I didn't know what to do. We left it there for a good half hour, hoping it would start moving again. When it didn't, we ejected the CD, checked it for scratches and smudges, and put it back in. Nothing. No sign of life. In a last ditch effort to get it working, I did what everyone tells you to do. I turned it off and on again. And it sprung back to life! Huzzah! My happiness was short lived. "No operating system found." Whaaaat? What does that mean? What's an operating system? This was before the internet had become widespread. I didn't know anyone that knew computers. I broke my computer on the first day.

And thus started my trip down a rabbit hole that would lead to a life long love of computers. On every trip to the local library, I'd scour the internet, learning how to create DOS boot disks, how CONFIG.SYS worked, and what drivers were. I spent countless hours trying to breath life back into that Packard Bell. I never did get it working. I would later learn that it's "Sound Blaster" CDROM drive was hooked up to an interface card built in to it's sound card. A kind of old fashioned way of doing things by that time. All of those articles and forums explaining how to get your CDROM to work in DOS were expecting your computer to have the controller on the motherboard. I needed a special driver for my configuration. But still, it was fun and I learned a lot.

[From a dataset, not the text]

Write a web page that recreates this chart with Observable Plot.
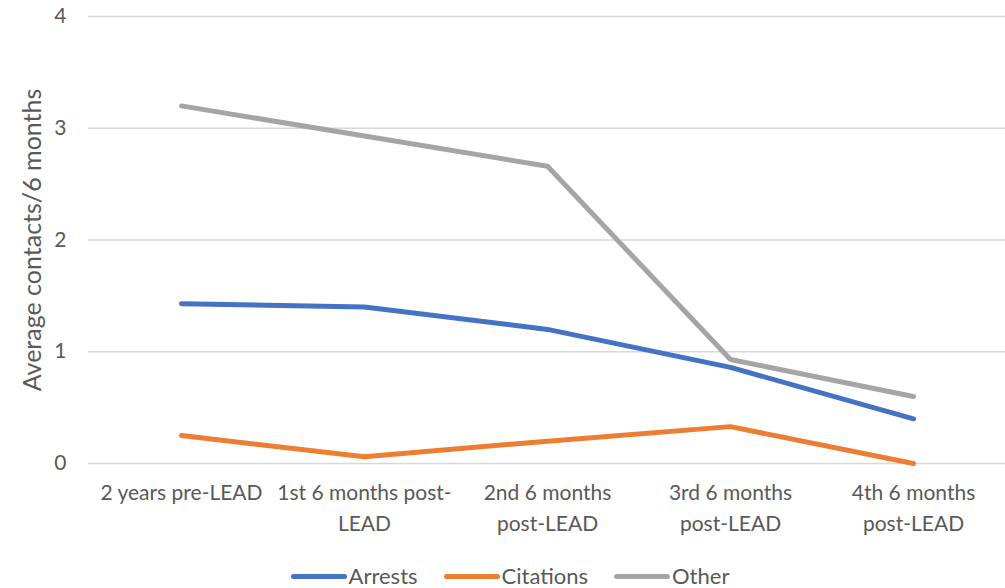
<!DOCTYPE html>
<html>
<head>
<meta charset="utf-8">
<script src="https://cdn.jsdelivr.net/npm/d3@7"></script>
<script src="https://cdn.jsdelivr.net/npm/@observablehq/plot@0.6"></script>
<style>
  html, body { margin: 0; padding: 0; background: #fff; }
  body { width: 1005px; height: 588px; overflow: hidden; font-family: Lato, "Open Sans", sans-serif; position: relative; }
  #legend { position: absolute; top: 563px; left: 0; width: 1005px; display: flex; justify-content: center; gap: 26px; padding-left: 15px; box-sizing: border-box; font-size: 22px; line-height: 26px; color: #595959; }
  .item { display: flex; align-items: center; gap: 2px; }
  .sw { width: 56px; height: 5px; border-radius: 3px; }
</style>
</head>
<body>
<div id="chart"></div>
<div id="legend"></div>
<script>
const categories = ["2 years pre-LEAD", "1st 6 months post-LEAD", "2nd 6 months post-LEAD", "3rd 6 months post-LEAD", "4th 6 months post-LEAD"];
const tickLabels = ["2 years pre-LEAD", "1st 6 months post-\nLEAD", "2nd 6 months\npost-LEAD", "3rd 6 months\npost-LEAD", "4th 6 months\npost-LEAD"];
const seriesNames = ["Arrests", "Citations", "Other"];
const arrests = [1.43, 1.40, 1.20, 0.86, 0.40];
const citations = [0.25, 0.06, 0.20, 0.33, 0.00];
const other = [3.20, 2.93, 2.66, 0.93, 0.60];
const colors = ["#4472C4", "#ED7D31", "#A5A5A5"];
const yTicks = [0, 1, 2, 3, 4];

const seriesValues = [arrests, citations, other];
const data = [];
seriesNames.forEach((s, i) => categories.forEach((c, j) => data.push({series: s, category: c, value: seriesValues[i][j]})));
const labelOf = new Map(categories.map((c, i) => [c, tickLabels[i]]));

const chart = Plot.plot({
  width: 1005,
  height: 560,
  marginLeft: 88,
  marginRight: 0,
  marginTop: 16,
  marginBottom: 97,
  style: {fontFamily: "Lato, 'Open Sans', sans-serif", fontSize: "21px", color: "#595959", background: "#fff"},
  x: {type: "point", domain: categories, padding: 0.5, label: null},
  y: {domain: [0, 4], label: null},
  color: {domain: seriesNames, range: colors},
  marks: [
    Plot.ruleY(yTicks, {stroke: "#D9D9D9", strokeWidth: 1.3}),
    Plot.axisY({ticks: yTicks, tickSize: 0, tickPadding: 22, tickFormat: d => String(d), label: null, fontSize: 21}),
    Plot.axisX({tickSize: 0, tickPadding: 15, tickFormat: d => labelOf.get(d), lineHeight: 1.45, fontSize: 21, label: null}),
    Plot.text(["Average contacts/6 months"], {frameAnchor: "left", textAnchor: "middle", dx: -56, rotate: -90, fontSize: 25, fill: "#595959"}),
    Plot.line(data, {x: "category", y: "value", z: "series", stroke: "series", strokeWidth: 5, strokeLinecap: "round", strokeLinejoin: "round"})
  ]
});
document.getElementById("chart").appendChild(chart);

const legend = d3.select("#legend");
seriesNames.forEach((s, i) => {
  const it = legend.append("div").attr("class", "item");
  it.append("div").attr("class", "sw").style("background", colors[i]);
  it.append("span").text(s);
});
</script>
</body>
</html>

I'd put those memories far into the back of my mind. That is until I watched that YouTube video and all the memories came flooding back. My childhood starts arriving tomorrow. I'm excited. But the one that has remained elusive is the CDROM and sound card combo that forced me to learn so much about how computers work. The combo that very likely led me to my career as a software developer. I did discover the drive is a Panasonic CR-563-B. eBay has several for outrageous prices, all marked RARE, of course. But none that come with the sound/interface card (a version of the Sound Blaster 16). I might be able to find that separate though.

Anywho. I'll be around. I look forward to chatting with all of you.